[Code that draws figures]
-- START --
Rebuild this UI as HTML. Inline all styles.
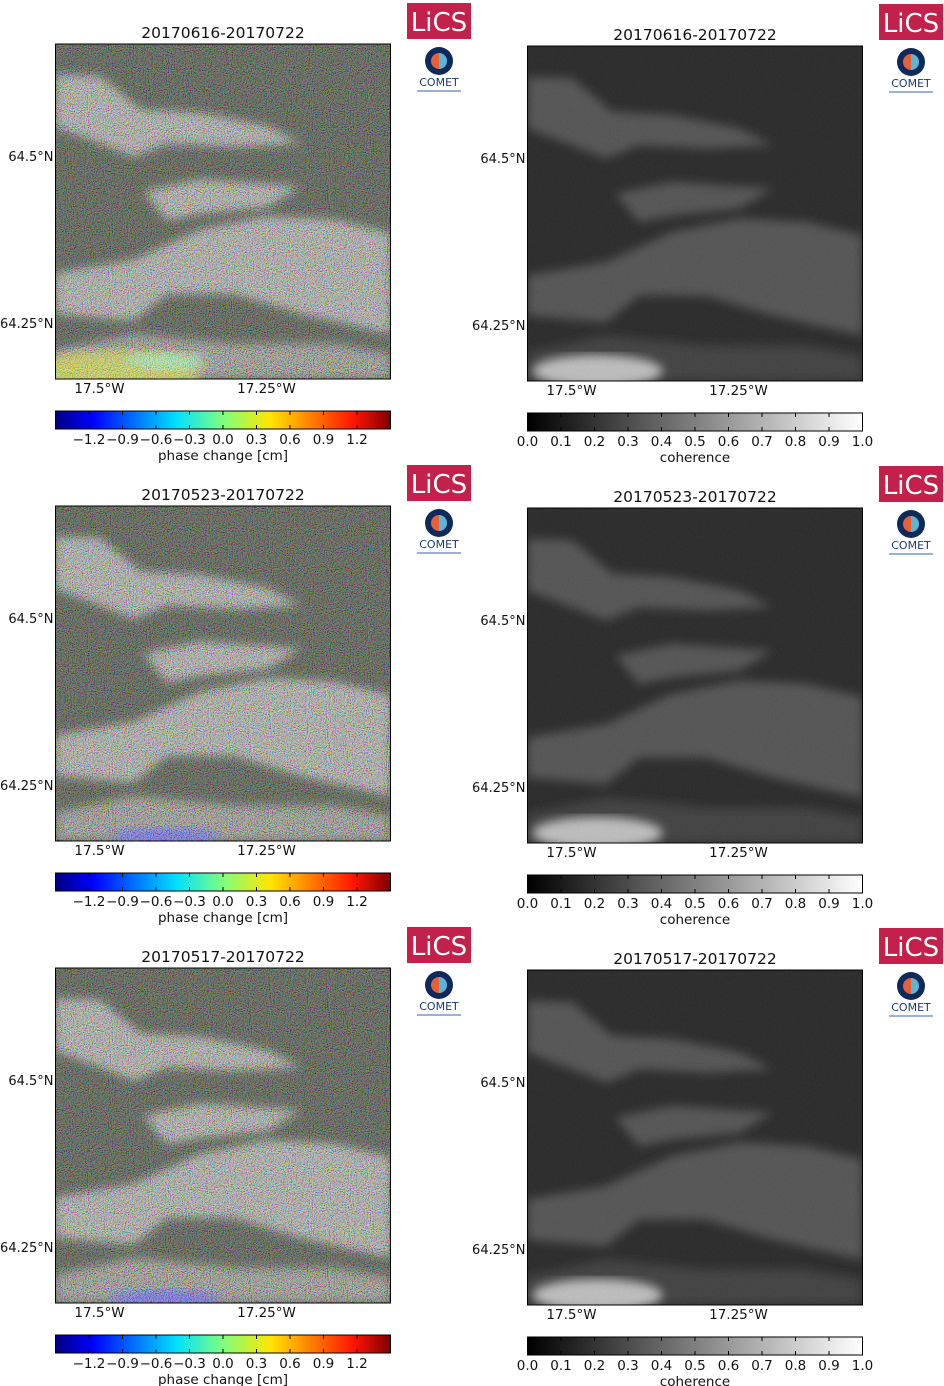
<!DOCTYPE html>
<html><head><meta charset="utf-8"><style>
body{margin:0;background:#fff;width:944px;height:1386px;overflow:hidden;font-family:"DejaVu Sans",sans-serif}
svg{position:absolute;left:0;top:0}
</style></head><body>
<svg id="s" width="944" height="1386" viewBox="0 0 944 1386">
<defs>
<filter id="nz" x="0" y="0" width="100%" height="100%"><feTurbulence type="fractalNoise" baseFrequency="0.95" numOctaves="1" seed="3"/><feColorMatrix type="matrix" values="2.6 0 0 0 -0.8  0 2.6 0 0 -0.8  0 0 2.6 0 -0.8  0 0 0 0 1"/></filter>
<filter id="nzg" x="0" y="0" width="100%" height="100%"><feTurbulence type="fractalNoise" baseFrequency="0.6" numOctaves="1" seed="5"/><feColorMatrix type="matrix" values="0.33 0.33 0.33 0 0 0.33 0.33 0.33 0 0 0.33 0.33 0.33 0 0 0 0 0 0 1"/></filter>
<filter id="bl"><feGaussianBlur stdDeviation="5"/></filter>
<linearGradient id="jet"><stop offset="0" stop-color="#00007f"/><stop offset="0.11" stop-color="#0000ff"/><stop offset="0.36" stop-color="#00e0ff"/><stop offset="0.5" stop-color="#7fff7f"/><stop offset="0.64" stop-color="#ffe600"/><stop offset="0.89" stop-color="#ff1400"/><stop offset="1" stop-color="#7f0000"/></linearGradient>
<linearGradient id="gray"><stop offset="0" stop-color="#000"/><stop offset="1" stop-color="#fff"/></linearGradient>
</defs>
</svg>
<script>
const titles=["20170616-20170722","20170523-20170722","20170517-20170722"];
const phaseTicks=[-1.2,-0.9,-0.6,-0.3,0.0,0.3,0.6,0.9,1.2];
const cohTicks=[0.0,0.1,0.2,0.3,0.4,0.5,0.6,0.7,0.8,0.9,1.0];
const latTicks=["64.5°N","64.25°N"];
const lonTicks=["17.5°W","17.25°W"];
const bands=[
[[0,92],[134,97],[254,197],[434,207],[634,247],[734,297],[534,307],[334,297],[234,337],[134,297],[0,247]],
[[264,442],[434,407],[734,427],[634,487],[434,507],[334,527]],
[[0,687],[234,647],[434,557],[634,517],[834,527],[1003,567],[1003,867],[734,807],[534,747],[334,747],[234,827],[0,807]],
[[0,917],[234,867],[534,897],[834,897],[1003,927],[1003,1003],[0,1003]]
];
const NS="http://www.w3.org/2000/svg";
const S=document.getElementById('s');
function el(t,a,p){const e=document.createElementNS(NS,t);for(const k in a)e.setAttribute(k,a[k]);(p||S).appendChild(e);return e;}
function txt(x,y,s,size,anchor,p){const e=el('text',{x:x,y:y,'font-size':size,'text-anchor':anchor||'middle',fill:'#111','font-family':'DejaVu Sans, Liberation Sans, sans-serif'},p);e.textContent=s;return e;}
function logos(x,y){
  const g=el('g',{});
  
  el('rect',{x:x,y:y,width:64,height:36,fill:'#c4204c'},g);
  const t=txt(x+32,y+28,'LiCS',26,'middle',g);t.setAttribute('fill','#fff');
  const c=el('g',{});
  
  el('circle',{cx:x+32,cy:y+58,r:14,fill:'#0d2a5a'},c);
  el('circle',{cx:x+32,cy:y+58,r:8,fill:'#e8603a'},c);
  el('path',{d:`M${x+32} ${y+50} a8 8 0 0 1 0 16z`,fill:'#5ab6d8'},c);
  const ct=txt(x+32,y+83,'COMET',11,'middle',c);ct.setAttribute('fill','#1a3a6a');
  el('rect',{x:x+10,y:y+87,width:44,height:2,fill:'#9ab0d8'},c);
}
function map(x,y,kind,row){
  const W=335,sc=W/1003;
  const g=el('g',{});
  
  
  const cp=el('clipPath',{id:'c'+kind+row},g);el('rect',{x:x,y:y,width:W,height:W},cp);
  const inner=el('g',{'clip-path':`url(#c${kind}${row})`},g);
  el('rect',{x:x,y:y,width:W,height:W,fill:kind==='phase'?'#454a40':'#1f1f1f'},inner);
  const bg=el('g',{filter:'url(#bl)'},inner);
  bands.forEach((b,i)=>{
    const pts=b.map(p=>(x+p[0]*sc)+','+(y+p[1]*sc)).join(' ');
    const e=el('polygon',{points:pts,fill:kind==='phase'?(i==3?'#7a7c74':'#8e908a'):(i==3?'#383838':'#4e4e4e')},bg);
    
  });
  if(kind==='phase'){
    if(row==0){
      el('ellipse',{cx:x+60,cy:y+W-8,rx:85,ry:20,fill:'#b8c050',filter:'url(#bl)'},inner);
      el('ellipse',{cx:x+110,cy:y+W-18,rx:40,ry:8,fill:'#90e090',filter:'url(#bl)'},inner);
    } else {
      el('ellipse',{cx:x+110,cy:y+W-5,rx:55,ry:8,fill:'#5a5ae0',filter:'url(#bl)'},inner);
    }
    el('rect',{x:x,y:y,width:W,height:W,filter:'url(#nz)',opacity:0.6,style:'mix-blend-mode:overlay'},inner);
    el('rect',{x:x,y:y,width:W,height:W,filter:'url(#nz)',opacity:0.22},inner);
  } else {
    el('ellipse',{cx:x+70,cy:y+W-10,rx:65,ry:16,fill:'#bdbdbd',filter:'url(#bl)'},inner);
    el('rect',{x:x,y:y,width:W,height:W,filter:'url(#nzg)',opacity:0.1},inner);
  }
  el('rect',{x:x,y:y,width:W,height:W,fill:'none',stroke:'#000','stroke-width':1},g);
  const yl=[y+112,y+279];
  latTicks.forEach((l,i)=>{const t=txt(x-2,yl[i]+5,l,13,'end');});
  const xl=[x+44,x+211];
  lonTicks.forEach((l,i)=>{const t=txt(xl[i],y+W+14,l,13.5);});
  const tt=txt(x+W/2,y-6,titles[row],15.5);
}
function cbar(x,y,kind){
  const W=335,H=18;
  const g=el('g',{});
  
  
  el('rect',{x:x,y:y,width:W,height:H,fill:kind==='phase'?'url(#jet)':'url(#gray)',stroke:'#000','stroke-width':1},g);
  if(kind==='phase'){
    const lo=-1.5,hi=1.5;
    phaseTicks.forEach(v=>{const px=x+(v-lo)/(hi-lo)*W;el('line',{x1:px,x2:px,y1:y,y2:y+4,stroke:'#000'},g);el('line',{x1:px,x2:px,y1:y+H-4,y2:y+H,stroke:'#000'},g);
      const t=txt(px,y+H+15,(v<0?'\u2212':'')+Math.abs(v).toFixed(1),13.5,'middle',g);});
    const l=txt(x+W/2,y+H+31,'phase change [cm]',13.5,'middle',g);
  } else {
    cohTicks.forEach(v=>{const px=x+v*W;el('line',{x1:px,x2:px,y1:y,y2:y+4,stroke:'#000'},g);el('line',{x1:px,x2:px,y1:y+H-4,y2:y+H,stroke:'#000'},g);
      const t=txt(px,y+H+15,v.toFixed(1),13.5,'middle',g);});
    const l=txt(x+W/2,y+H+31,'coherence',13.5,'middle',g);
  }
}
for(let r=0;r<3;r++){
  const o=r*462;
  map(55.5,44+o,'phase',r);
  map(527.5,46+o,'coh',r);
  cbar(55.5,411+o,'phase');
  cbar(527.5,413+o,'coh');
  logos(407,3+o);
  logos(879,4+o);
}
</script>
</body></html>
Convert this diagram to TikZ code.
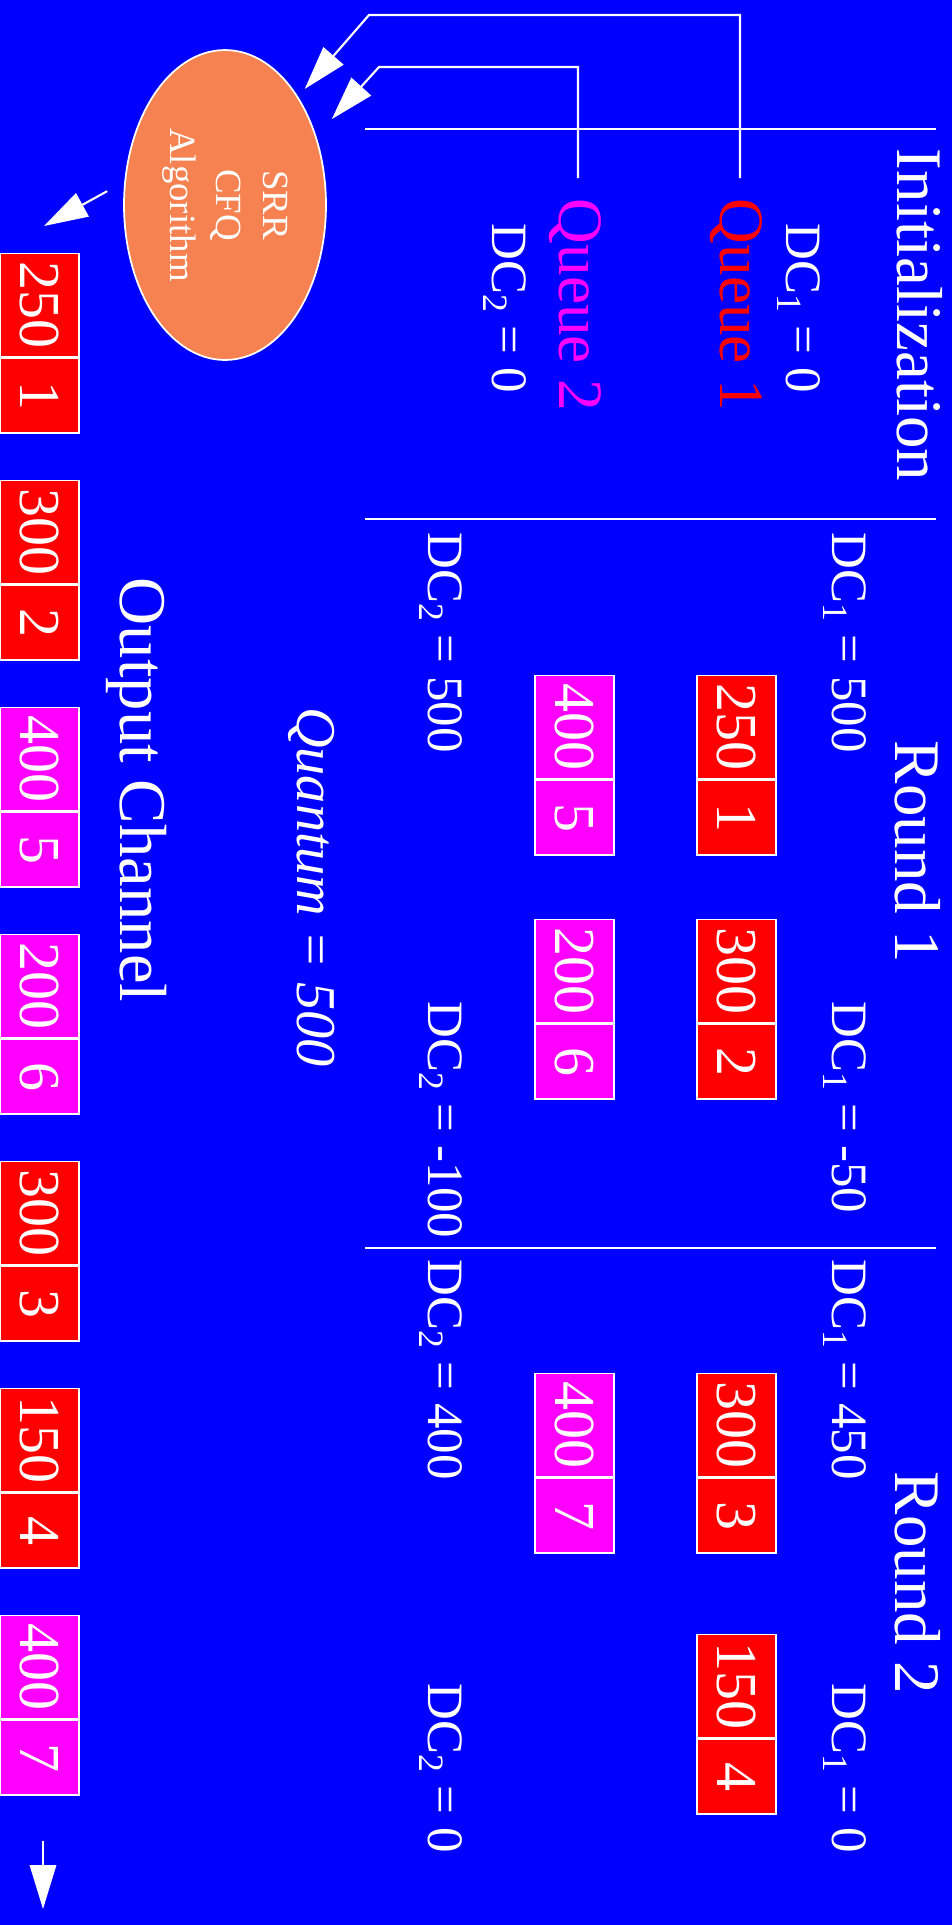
-- END --
#### Goal:
Your copy of the data above should match it exactly, except that pictures are left out.

#### Solution:
Rebuild this UI as HTML. Inline all styles.
<!DOCTYPE html>
<html><head><meta charset="utf-8"><style>
body{margin:0;background:#fff;width:944px;height:1386px;overflow:hidden;font-family:"DejaVu Sans",sans-serif}
svg{position:absolute;left:0;top:0}
</style></head><body>
<svg id="s" width="944" height="1386" viewBox="0 0 944 1386">
<defs>
<filter id="nz" x="0" y="0" width="100%" height="100%"><feTurbulence type="fractalNoise" baseFrequency="0.95" numOctaves="1" seed="3"/><feColorMatrix type="matrix" values="2.6 0 0 0 -0.8  0 2.6 0 0 -0.8  0 0 2.6 0 -0.8  0 0 0 0 1"/></filter>
<filter id="nzg" x="0" y="0" width="100%" height="100%"><feTurbulence type="fractalNoise" baseFrequency="0.6" numOctaves="1" seed="5"/><feColorMatrix type="matrix" values="0.33 0.33 0.33 0 0 0.33 0.33 0.33 0 0 0.33 0.33 0.33 0 0 0 0 0 0 1"/></filter>
<filter id="bl"><feGaussianBlur stdDeviation="5"/></filter>
<linearGradient id="jet"><stop offset="0" stop-color="#00007f"/><stop offset="0.11" stop-color="#0000ff"/><stop offset="0.36" stop-color="#00e0ff"/><stop offset="0.5" stop-color="#7fff7f"/><stop offset="0.64" stop-color="#ffe600"/><stop offset="0.89" stop-color="#ff1400"/><stop offset="1" stop-color="#7f0000"/></linearGradient>
<linearGradient id="gray"><stop offset="0" stop-color="#000"/><stop offset="1" stop-color="#fff"/></linearGradient>
</defs>
</svg>
<script>
const titles=["20170616-20170722","20170523-20170722","20170517-20170722"];
const phaseTicks=[-1.2,-0.9,-0.6,-0.3,0.0,0.3,0.6,0.9,1.2];
const cohTicks=[0.0,0.1,0.2,0.3,0.4,0.5,0.6,0.7,0.8,0.9,1.0];
const latTicks=["64.5°N","64.25°N"];
const lonTicks=["17.5°W","17.25°W"];
const bands=[
[[0,92],[134,97],[254,197],[434,207],[634,247],[734,297],[534,307],[334,297],[234,337],[134,297],[0,247]],
[[264,442],[434,407],[734,427],[634,487],[434,507],[334,527]],
[[0,687],[234,647],[434,557],[634,517],[834,527],[1003,567],[1003,867],[734,807],[534,747],[334,747],[234,827],[0,807]],
[[0,917],[234,867],[534,897],[834,897],[1003,927],[1003,1003],[0,1003]]
];
const NS="http://www.w3.org/2000/svg";
const S=document.getElementById('s');
function el(t,a,p){const e=document.createElementNS(NS,t);for(const k in a)e.setAttribute(k,a[k]);(p||S).appendChild(e);return e;}
function txt(x,y,s,size,anchor,p){const e=el('text',{x:x,y:y,'font-size':size,'text-anchor':anchor||'middle',fill:'#111','font-family':'DejaVu Sans, Liberation Sans, sans-serif'},p);e.textContent=s;return e;}
function logos(x,y){
  const g=el('g',{});
  
  el('rect',{x:x,y:y,width:64,height:36,fill:'#c4204c'},g);
  const t=txt(x+32,y+28,'LiCS',26,'middle',g);t.setAttribute('fill','#fff');
  const c=el('g',{});
  
  el('circle',{cx:x+32,cy:y+58,r:14,fill:'#0d2a5a'},c);
  el('circle',{cx:x+32,cy:y+58,r:8,fill:'#e8603a'},c);
  el('path',{d:`M${x+32} ${y+50} a8 8 0 0 1 0 16z`,fill:'#5ab6d8'},c);
  const ct=txt(x+32,y+83,'COMET',11,'middle',c);ct.setAttribute('fill','#1a3a6a');
  el('rect',{x:x+10,y:y+87,width:44,height:2,fill:'#9ab0d8'},c);
}
function map(x,y,kind,row){
  const W=335,sc=W/1003;
  const g=el('g',{});
  
  
  const cp=el('clipPath',{id:'c'+kind+row},g);el('rect',{x:x,y:y,width:W,height:W},cp);
  const inner=el('g',{'clip-path':`url(#c${kind}${row})`},g);
  el('rect',{x:x,y:y,width:W,height:W,fill:kind==='phase'?'#454a40':'#1f1f1f'},inner);
  const bg=el('g',{filter:'url(#bl)'},inner);
  bands.forEach((b,i)=>{
    const pts=b.map(p=>(x+p[0]*sc)+','+(y+p[1]*sc)).join(' ');
    const e=el('polygon',{points:pts,fill:kind==='phase'?(i==3?'#7a7c74':'#8e908a'):(i==3?'#383838':'#4e4e4e')},bg);
    
  });
  if(kind==='phase'){
    if(row==0){
      el('ellipse',{cx:x+60,cy:y+W-8,rx:85,ry:20,fill:'#b8c050',filter:'url(#bl)'},inner);
      el('ellipse',{cx:x+110,cy:y+W-18,rx:40,ry:8,fill:'#90e090',filter:'url(#bl)'},inner);
    } else {
      el('ellipse',{cx:x+110,cy:y+W-5,rx:55,ry:8,fill:'#5a5ae0',filter:'url(#bl)'},inner);
    }
    el('rect',{x:x,y:y,width:W,height:W,filter:'url(#nz)',opacity:0.6,style:'mix-blend-mode:overlay'},inner);
    el('rect',{x:x,y:y,width:W,height:W,filter:'url(#nz)',opacity:0.22},inner);
  } else {
    el('ellipse',{cx:x+70,cy:y+W-10,rx:65,ry:16,fill:'#bdbdbd',filter:'url(#bl)'},inner);
    el('rect',{x:x,y:y,width:W,height:W,filter:'url(#nzg)',opacity:0.1},inner);
  }
  el('rect',{x:x,y:y,width:W,height:W,fill:'none',stroke:'#000','stroke-width':1},g);
  const yl=[y+112,y+279];
  latTicks.forEach((l,i)=>{const t=txt(x-2,yl[i]+5,l,13,'end');});
  const xl=[x+44,x+211];
  lonTicks.forEach((l,i)=>{const t=txt(xl[i],y+W+14,l,13.5);});
  const tt=txt(x+W/2,y-6,titles[row],15.5);
}
function cbar(x,y,kind){
  const W=335,H=18;
  const g=el('g',{});
  
  
  el('rect',{x:x,y:y,width:W,height:H,fill:kind==='phase'?'url(#jet)':'url(#gray)',stroke:'#000','stroke-width':1},g);
  if(kind==='phase'){
    const lo=-1.5,hi=1.5;
    phaseTicks.forEach(v=>{const px=x+(v-lo)/(hi-lo)*W;el('line',{x1:px,x2:px,y1:y,y2:y+4,stroke:'#000'},g);el('line',{x1:px,x2:px,y1:y+H-4,y2:y+H,stroke:'#000'},g);
      const t=txt(px,y+H+15,(v<0?'\u2212':'')+Math.abs(v).toFixed(1),13.5,'middle',g);});
    const l=txt(x+W/2,y+H+31,'phase change [cm]',13.5,'middle',g);
  } else {
    cohTicks.forEach(v=>{const px=x+v*W;el('line',{x1:px,x2:px,y1:y,y2:y+4,stroke:'#000'},g);el('line',{x1:px,x2:px,y1:y+H-4,y2:y+H,stroke:'#000'},g);
      const t=txt(px,y+H+15,v.toFixed(1),13.5,'middle',g);});
    const l=txt(x+W/2,y+H+31,'coherence',13.5,'middle',g);
  }
}
for(let r=0;r<3;r++){
  const o=r*462;
  map(55.5,44+o,'phase',r);
  map(527.5,46+o,'coh',r);
  cbar(55.5,411+o,'phase');
  cbar(527.5,413+o,'coh');
  logos(407,3+o);
  logos(879,4+o);
}
</script>
</body></html>
Convert this diagram to TikZ code.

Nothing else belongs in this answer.